Mohammed, surprised, said: “Who can be needier than me?”
His eyes began to water. “I have three daughters with no source of income at all, I am very poor.”
Mohammad then picked out a jacket, other sweaters and shoes before leaving with a smile.
“It is really good to have clothes here,” he said. “People like me [now] don’t need to buy the clothes this winter. May God bless those who contribute these items.”
The wall of clothes is part of a new initiative called the “Wall of Kindness”, started by a group of young people who took inspiration from similar experiments in Iran and Turkey.
“There are many needy people who don’t have warm clothes to wear as there is the sub-zero temperature in Kashmir these days,” said Abrar Ali, one of the organisers.
“After this wall got fame over social media we have witnessed many people contributing wholeheartedly,” he told Al Jazeera. “We wanted the message to spread across the Kashmiri society and young boys to come forward and establish more walls like this in their localities and I think we are successful.”
The “Wall of Kindness” initiative is particularly well timed. Kashmir’s harshest winter period, known as Chilai Kalan, began on December 21 and will last through the end of January. Temperatures can dip as low as minus eight degrees and heavy snow is common.
According to the 2014-2015 economic report by the government of Jammu & Kashmir, about 21.6 percent of Kashmiris live below the poverty line. Many simply cannot afford the clothes needed for the winter.
The success of the wall in Srinagar has inspired young people in other parts of the Kashmir Valley to undertake similar experiments. Places like Budgam in central Kashmir, Baramulla in the north and Anantnag in the south now have similar walls.
“We felt this is a good move to serve the humanity,” Jasif Mir, one of the volunteers in Anantang told Al Jazeera.
Some hope to see the initiative expand even further.
“These units should be established in educational institutions like colleges and universities, where students or outsiders can contribute books or electronic items like used laptops and mobile phones for students who come from low-income groups,” said Zareef Ahmad Zareef, a famous poet and social activist.

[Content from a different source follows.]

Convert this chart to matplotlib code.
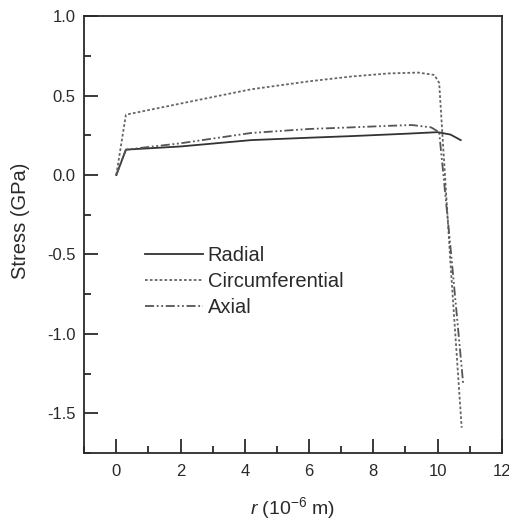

But some pointed out the limitations of such projections.
“Kashmiris have been already donating silently,” said Yusuf Jameel, a journalist based in Srinagar.
“Take the example of floods of 2014 or at the time of any natural calamity, people have helped each other open-heartedly,” he told Al Jazeera. “This wall is a good inspirational move, but not many poor people can go and take these items openly.”
Despite the limitations, Ali, the volunteer in Srinagar, said the group plans to set up more walls throughout the city.
He, like many of those who have supported the wall, has been inspired by the number of people who have turned out to donate.
Among them is Fida Hussain who contributed jackers and footwear.
“I felt satisfied to see that people are coming to taking the clothes from the wall,” he said, adding “it is the best way to help needy people who suffer due to the cold.”